One has just been re-let ...the other is being cleaned up.

Hope to get about $2,000 and $3400 back.

I was thinking the same thing Dazz. Puts the whole 'nightmare tenant' scenario into perspective, I think. By that I mean, nightmare tenants seem to be a small % of overall tenancies.
 
Agreed Kathryn, I'm struggling to see how the Insurance company actually makes money and is able to pay a dividend to it's shareholders.


I imagine there must be oodles of customers who don't claim to cover the liability from R-H's paid out claim.

Like all insurance ..... The percentage of people needing to claim is so small that insurance companies make a nice profit.

If that ever changes we will not be able to insure.

I've always thought it is the small (broken window) claims that would eat into the profit rather than the much less common large "whole house gone" claims.

That is no doubt why I can insure a house for $500K for the same premium as I pay to insure my $7K vehicle.

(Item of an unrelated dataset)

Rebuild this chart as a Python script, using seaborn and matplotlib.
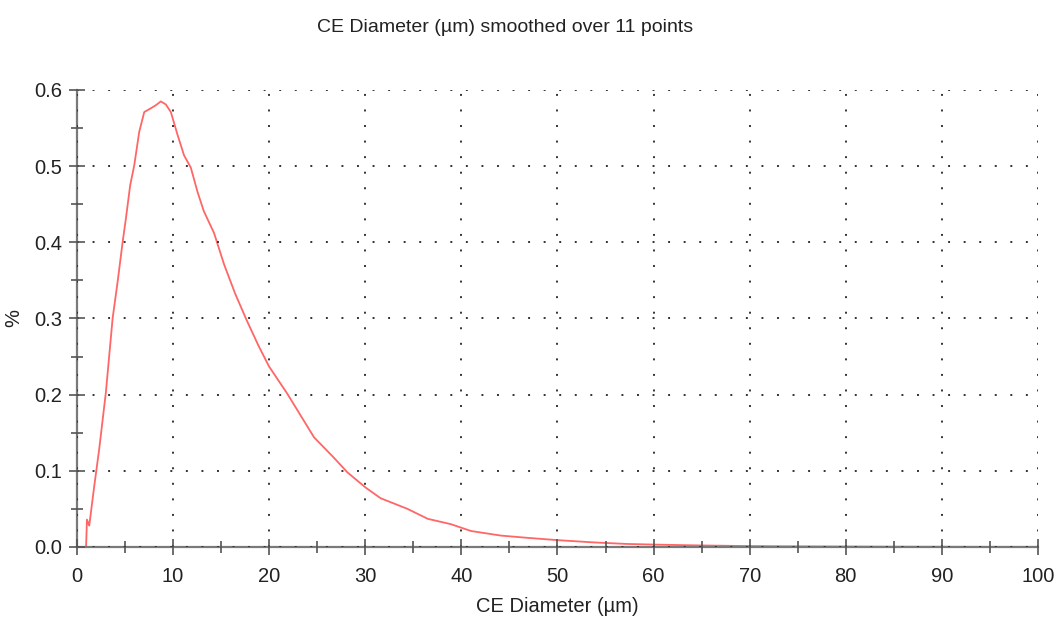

It would be interesting to see the percentage of claims per thousand policies for houses verses vehicles.
 
I've always thought it is the small (broken window) claims that would eat into the profit rather than the much less common large "whole house gone" claims.

That's perhaps where the genius behind the whole 'excess' component comes into play, by filtering out all of those minor nuisance claims, which would no doubt be an administrative nightmare.

That is no doubt why I can insure a house for $500K for the same premium as I pay to insure my $7K vehicle.

My intuition tells me that the premiums are similar for vastly different amounts because most houses don't move at 100 km/h, passing by other houses doing the same speed, sometimes within mere metres of one another....and they aren't controlled by people straight out of school willing to spin them around doing do-nuts with them within inches of other houses.
 
That's perhaps where the genius behind the whole 'excess' component comes into play, by filtering out all of those minor nuisance claims, which would no doubt be an administrative nightmare.

And the other genius, the No Claim Bonus.

Even if my excess is $500 and my repair would cost $700 it is not worth claiming.
 
That's perhaps where the genius behind the whole 'excess' component comes into play, by filtering out all of those minor nuisance claims, which would no doubt be an administrative nightmare.

Absolutely!!

My intuition tells me that the premiums are similar for vastly different amounts because most houses don't move at 100 km/h, passing by other houses doing the same speed, sometimes within mere metres of one another....and they aren't controlled by people straight out of school willing to spin them around doing do-nuts with them within inches of other houses.

This is what I was getting at. The percentage of claims per 1000 vehicles insured would be huge compared to the percentage of claims per 1000 houses insured (I would think).

In the case of both vehicles and houses, the excess would weed out the smaller claims.